Personal information
- Born: November 1, 1976 (age 49) Cheverly, Maryland, U.S.
- Height: 6 ft 3 in (1.91 m)
- Weight: 218 lb (99 kg)

Career information
- High school: Marianna
- College: Kentucky

Career history
- 1999–2000: Saskatchewan Roughriders

= Bamidele Ali =

American football player (born 1976)

Bamidele Ali (born November 1, 1976) is a former gridiron football defensive end who played for the Saskatchewan Roughriders of the Canadian Football League. From 1999 to 2000, he played 24 regular season games for the Roughriders and recorded 73 tackles, seven sacks, and three interceptions. He played college football for the Kentucky Wildcats. He studied electrical engineering and mathematics at Kentucky. After playing for the Roughriders, Ali worked for several companies as an engineer specializing in 3D printing.

== Early career ==

Despite receiving multiple offers to play at less well-known schools, Ali attended the University of Kentucky to have the chance to walk-on to a Division I-A team. Originally a strong safety, Ali was later given a sports scholarship and converted to the outside linebacker position. In 1997, he started as a defensive end for the first time and recorded a team-high seven sacks. Ali was named to the "Unsung Hero All-America Team" by the College Football Chronicle.

== Professional career ==

Before the 1999 season, Ali was signed by the Saskatchewan Roughriders as a free agent. He remained on the active roster at the start of the regular season. Ali was removed from the active lineup in mid-September due to an ankle injury, but he returned later that month after Trevis Smith dislocated his hip. With 46 tackles, five sacks, and an interception over 13 games, Ali had his most successful season as a rookie.

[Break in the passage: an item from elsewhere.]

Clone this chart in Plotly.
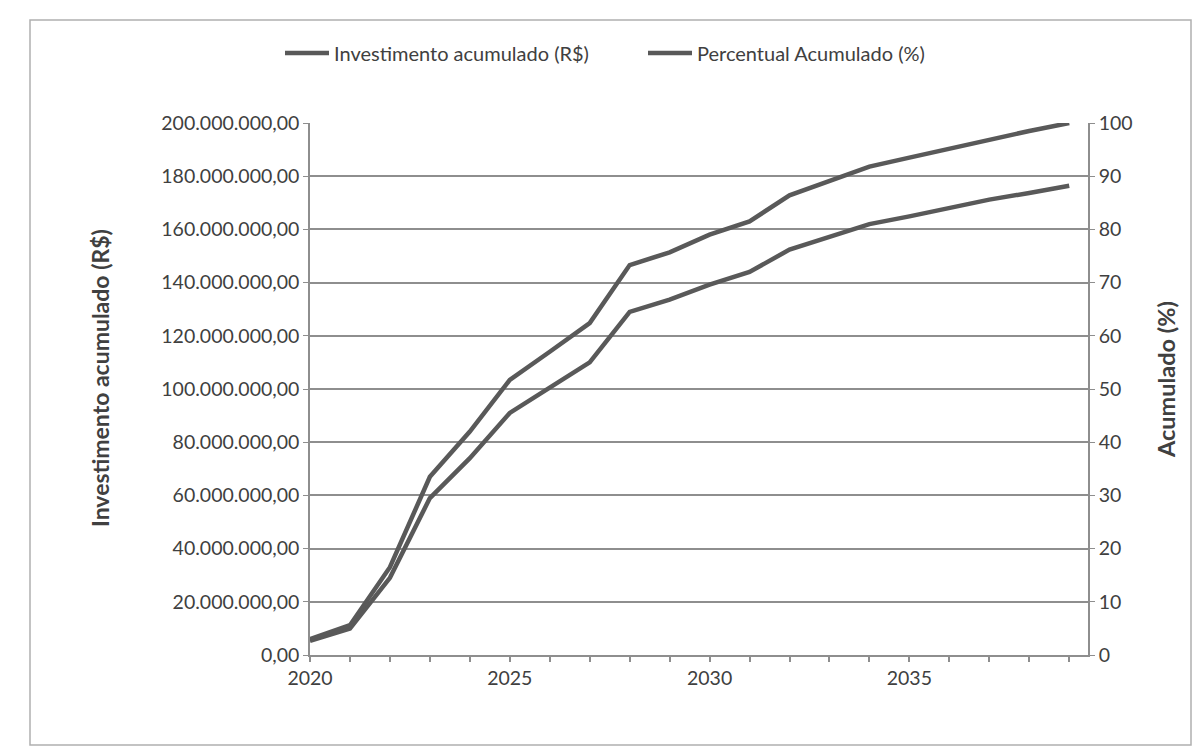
import plotly.graph_objects as go

years = list(range(2020, 2040))
investimento = [5.3e6, 9.9e6, 29.0e6, 59.0e6, 74.0e6, 91.0e6, 100.5e6, 110.0e6, 129.0e6, 133.6e6,
                139.2e6, 144.0e6, 152.4e6, 157.4e6, 162.0e6, 164.9e6, 168.0e6, 171.2e6, 173.7e6, 176.4e6]
percentual = [3.0, 5.6, 16.5, 33.5, 42.0, 51.7, 57.0, 62.4, 73.3, 75.7,
              79.0, 81.5, 86.4, 89.2, 91.8, 93.5, 95.2, 97.0, 98.5, 100.0]

name_inv = "Investimento acumulado (R$)"
name_pct = "Percentual Acumulado (%)"
title_left = "Investimento acumulado (R$)"
title_right = "Acumulado (%)"

LINE = "#595959"
GRID = "#8e8e8e"
TXT = "#404040"
FONT = "Lato"
TICK = 19.5

fig = go.Figure()
fig.add_trace(go.Scatter(x=years, y=investimento, name=name_inv, mode="lines",
                         line=dict(color=LINE, width=4.5), yaxis="y"))
fig.add_trace(go.Scatter(x=years, y=percentual, name=name_pct, mode="lines",
                         line=dict(color=LINE, width=4.5), yaxis="y2"))

L, R, T, B = 302, 1080, 115, 647
W, H = 1203, 749

def px(x):
    return (x - L) / (R - L)

def py(y):
    return (B - y) / (B - T)

fig.update_layout(
    width=W, height=H,
    margin=dict(l=L, r=W - R, t=T, b=H - B),
    paper_bgcolor="white", plot_bgcolor="white",
    separators=",.",
    font=dict(family=FONT, size=TICK, color=TXT),
    showlegend=True,
    legend=dict(orientation="h", x=px(272), xanchor="left", y=py(45), yanchor="middle",
                font=dict(family=FONT, size=20, color=TXT), bgcolor="rgba(0,0,0,0)",
                itemwidth=44, entrywidth=304, entrywidthmode="pixels", tracegroupgap=0),
    xaxis=dict(range=[2020, 2039.47], tickmode="linear", tick0=2020, dtick=5,
               ticks="outside", ticklen=5, tickcolor=GRID, tickwidth=1.5,
               minor=dict(dtick=1, tick0=2020, ticks="outside", ticklen=5, tickcolor=GRID, tickwidth=1.5),
               showgrid=False, zeroline=False, showline=True, linecolor=GRID, linewidth=1.5,
               tickfont=dict(family=FONT, size=TICK, color=TXT), fixedrange=True),
    yaxis=dict(range=[0, 200e6], tickmode="linear", tick0=0, dtick=20e6, tickformat=",.2f",
               showgrid=True, gridcolor=GRID, gridwidth=1.5, zeroline=False,
               showline=True, linecolor=GRID, linewidth=1.5,
               ticks="outside", ticklen=5, tickcolor=GRID,
               tickfont=dict(family=FONT, size=TICK, color=TXT)),
    yaxis2=dict(range=[0, 100], tickmode="linear", tick0=0, dtick=10, overlaying="y", side="right",
                showgrid=False, zeroline=False, showline=True, linecolor=GRID, linewidth=1.5,
                ticks="outside", ticklen=5, tickcolor=GRID,
                tickfont=dict(family=FONT, size=TICK, color=TXT)),
)

fig.add_annotation(text="<b>" + title_left + "</b>", xref="paper", yref="paper",
                   x=px(92), y=py(370), xanchor="center", yanchor="middle",
                   textangle=-90, showarrow=False,
                   font=dict(family=FONT, size=23, color=TXT))
fig.add_annotation(text="<b>" + title_right + "</b>", xref="paper", yref="paper",
                   x=px(1158), y=py(372), xanchor="center", yanchor="middle",
                   textangle=-90, showarrow=False,
                   font=dict(family=FONT, size=23.5, color=TXT))

fig.add_shape(type="rect", xref="paper", yref="paper",
              x0=px(22), x1=px(1183), y0=py(737), y1=py(12),
              line=dict(color="#b0b0b0", width=1.5), layer="below")

fig.write_html("out.html")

Ali returned to the Roughriders in 2000. In July, he intercepted Hamilton Tiger-Cats quarterback Danny McManus twice for his only interceptions of the season. The Roughriders went on to win the game 40–34. By August, Ali was "considered the team's best defensive player", but he was forced to miss games after breaking his left arm. After returning to the lineup, Ali tore a tendon in his knee, ending his season.

== Later life ==

Starting in 1998, Ali worked for General Electric (GE) as an electrical engineer while not with the Roughriders. After his injuries in 2000, he moved to Milwaukee and continued to work for GE full-time. He later worked for DSM creating a strategy to develop 3D printing products and founded Ali Technologies, a manufacturing consulting firm specializing in 3D printing. As of May 2016, Ali is a Vice President of Business Development at Architected Materials.